¿Os habéis dado cuenta de que Jesús, cuando enuncia ante el joven rico los preceptos de la Ley, sólo le recuerda la «segunda tabla» del Decálogo, los mandamientos relativos al amor al prójimo?
No matarás, no cometerás adulterio, no robarás, no darás falso testimonio, honra a tu padre y a tu madre, y ama a tu prójimo como a ti mismo.
Está educando al joven. Le presenta la parte de la Ley en la que sabe que el chico se ha ejercitado.

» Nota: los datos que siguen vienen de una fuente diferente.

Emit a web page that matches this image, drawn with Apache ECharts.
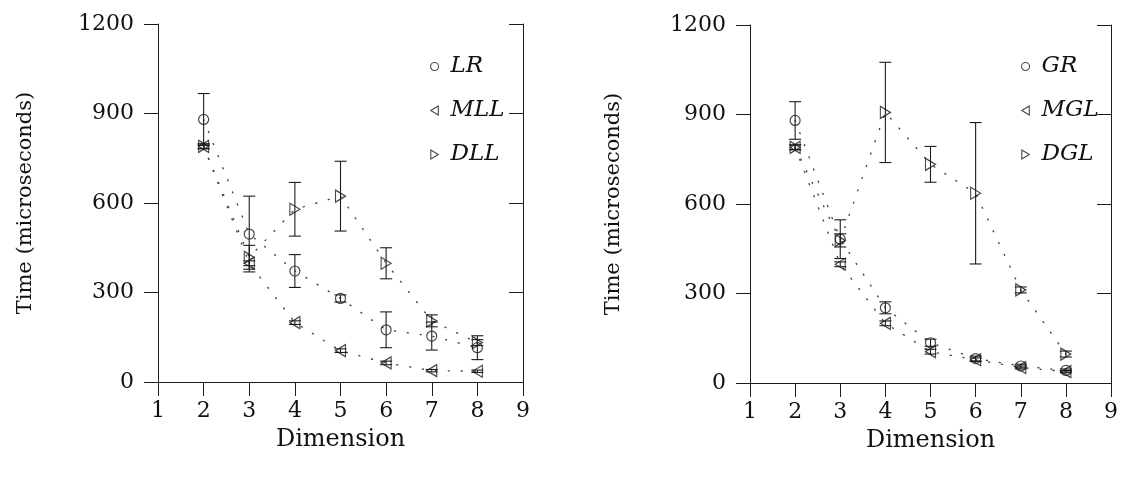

Todo eso lo he cumplido. ¿Qué me falta?
Te falta la primera tabla; el amor a Dios. Y esa primera parte, con la venida al mundo del Verbo Divino, ha cambiado sustancialmente. Pues ya no se trata de amar al Dios a quien no ves, sino de entregarte, en cuerpo y alma, al Dios que se ha hecho visible.
Si quieres ser perfecto, anda, vende tus bienes, da el dinero a los pobres –así tendrás un tesoro en el cielo– y luego ven y sígueme.
Demasiado concreto para él. Amar a Dios recitando salmos era fácil. Amar a Dios entregando la vida a Cristo te confronta con la verdad. El joven se fue triste, porque era muy rico.